Tea output in Uganda, Africa’s third- biggest producer of the leaf, fell 21 percent in the first quarter after “some producers” failed to report their crop, the Uganda Tea Association said.
Production dropped to 8.98 million kilograms (19.8 million pounds) in the three months through March, from 11.4 million kilograms a year earlier, Betty Mpologoma, an official at the association, said by phone today from the capital, Kampala.
“The figures we have now do not reflect the true picture because some producers haven’t filed their returns since January,” she said, without providing more information.

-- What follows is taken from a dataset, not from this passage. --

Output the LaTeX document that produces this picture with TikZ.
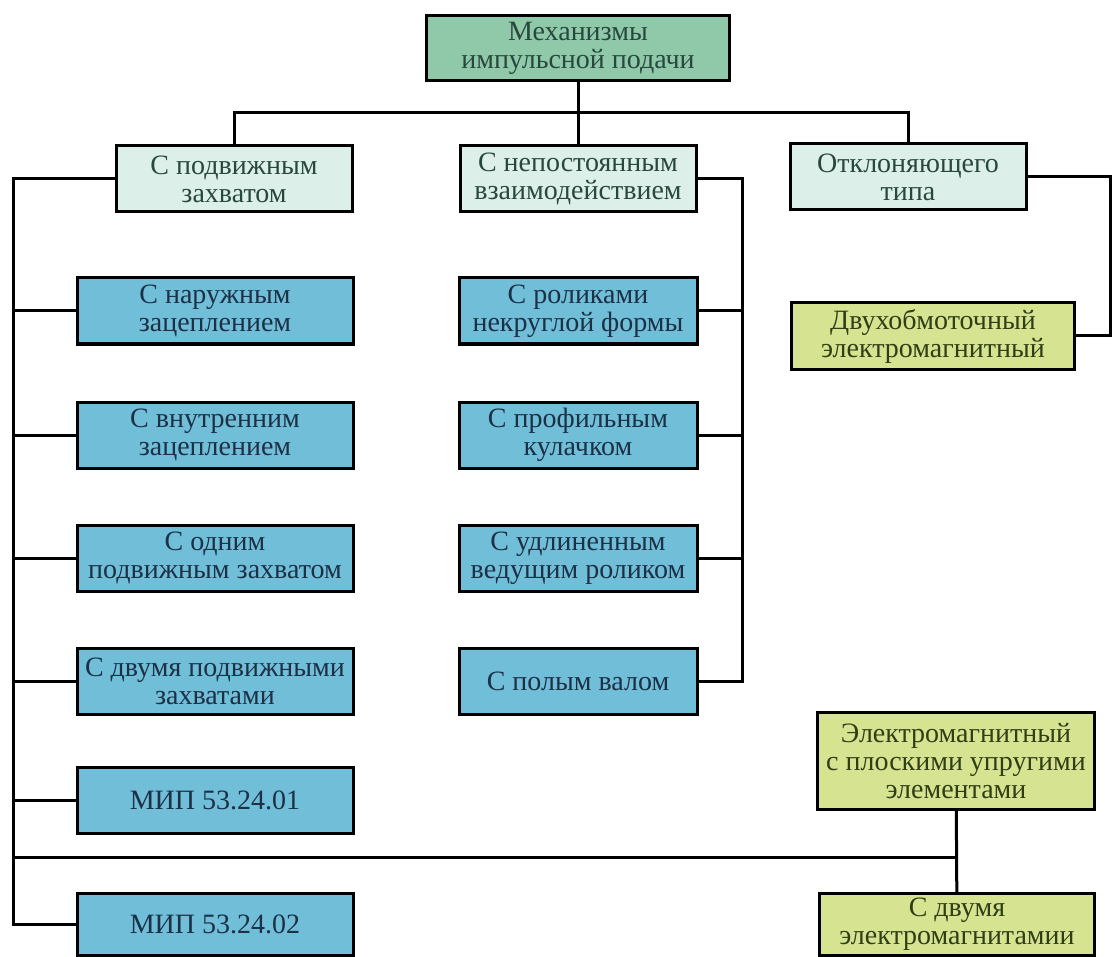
\documentclass[tikz,border=0pt]{standalone}
\usepackage{fontspec}
\setmainfont{Liberation Serif}
\usepackage{xcolor}
\usetikzlibrary{positioning}

\definecolor{rootfill}{RGB}{143,201,170}
\definecolor{kindfill}{RGB}{220,239,232}
\definecolor{typefill}{RGB}{112,190,216}
\definecolor{emfill}{RGB}{214,227,144}
\definecolor{rootink}{RGB}{40,72,62}
\definecolor{typeink}{RGB}{28,48,70}
\definecolor{emink}{RGB}{48,62,22}

\begin{document}
\begin{tikzpicture}[
    x=1pt, y=-1pt,
    box/.style={draw, line width=3pt, align=center, inner sep=0pt, font=\fontsize{28}{28}\selectfont},
    rootbox/.style={box, fill=rootfill, text=rootink, minimum width=303pt, minimum height=65pt},
    kindbox/.style={box, fill=kindfill, text=rootink, minimum width=236pt, minimum height=66pt},
    typebox/.style={box, fill=typefill, text=typeink, minimum height=66pt},
    embox/.style={box, fill=emfill, text=emink, minimum width=280pt, minimum height=66pt},
    link/.style={line width=3pt, line cap=rect}
  ]
    \useasboundingbox[fill=white] (0,0) rectangle (1113,957);

    % top and second level
    \node[rootbox] (root) at (578,48) {Механизмы\\импульсной подачи};
    \node[kindbox] (grip) at (234,179) {С подвижным\\захватом};
    \node[kindbox] (vary) at (578,179) {С непостоянным\\взаимодействием};
    \node[kindbox] (defl) at (908,177) {Отклоняющего\\типа};

    % mechanisms with a moving grip
    \node[typebox, minimum width=276pt] (outer) at (215,311) {С наружным\\зацеплением};
    \node[typebox, minimum width=276pt] (inner) at (215,435) {С внутренним\\зацеплением};
    \node[typebox, minimum width=276pt] (onegrip) at (215,558) {С одним\\подвижным захватом};
    \node[typebox, minimum width=276pt] (twogrip) at (215,681) {С двумя подвижными\\захватами};
    \node[typebox, minimum width=276pt] (mipone) at (215,800) {МИП 53.24.01};
    \node[typebox, minimum width=276pt, minimum height=62pt] (miptwo) at (215,924) {МИП 53.24.02};

    % mechanisms with varying contact
    \node[typebox, minimum width=238pt] (noncirc) at (578,311) {С роликами\\некруглой формы};
    \node[typebox, minimum width=238pt] (cam) at (578,435) {С профильным\\кулачком};
    \node[typebox, minimum width=238pt] (longroll) at (578,558) {С удлиненным\\ведущим роликом};
    \node[typebox, minimum width=238pt] (hollow) at (578,681) {С полым валом};

    % deflecting type
    \node[embox, minimum width=283pt, minimum height=67pt] (twowind) at (933,336) {Двухобмоточный\\электромагнитный};
    \node[embox, minimum width=277pt, minimum height=97pt] (flatem) at (956,761) {Электромагнитный\\с плоскими упругими\\элементами};
    \node[embox, minimum width=275pt, minimum height=62pt] (twoem) at (957,924) {С двумя\\электромагнитамии};

    \coordinate (bus) at (578,113);
    \coordinate (lspine) at (13,924);
    \coordinate (mspine) at (742,681);
    \coordinate (rspine) at (1110,336);
    \coordinate (bbus) at (956,857);

    \draw[link] (root) -- (vary);
    \draw[link] (grip.north) |- (bus) -| (defl.north);
    \draw[link] (grip.west) -| (lspine) -- (miptwo.west);
    \foreach \n in {outer,inner,onegrip,twogrip,mipone}
      \draw[link] (\n.west) -- (\n.west -| lspine);
    \draw[link] (vary.east) -| (mspine) -- (hollow.east);
    \foreach \n in {noncirc,cam,longroll}
      \draw[link] (\n.east) -- (\n.east -| mspine);
    \draw[link] (defl.east) -| (rspine) -- (twowind.east);
    \draw[link] (flatem) -- (twoem);
    \draw[link] (bbus) -- (bbus -| lspine);
  \end{tikzpicture}
\end{document}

Output in the East African country may increase as much as 8 percent this year because of more planting, better farm management and improved weather, George William Ssekitoleko, the association’s executive secretary, said last month. Production may total as much as 54 million kilograms, compared with 50 million kilograms in 2009, he said.
Provisional exports fell 33 percent in the first quarter to 7.6 million kilograms, Mpologoma said. The country shipped 48.5 million kilograms of the leaf worth $92 million last year, compared with 42.4 million kilograms valued at $76 million in 2008.
Uganda, whose output is exceeded only by Kenya and Malawi in Africa, ships most its tea through the weekly auction at Mombasa in neighboring Kenya.
Tea production, which slumped to 5.6 million kilograms in 1985 from 23 million kilograms in 1972, recovered after the government returned estates confiscated during the rule of former dictator Idi Amin to their owners.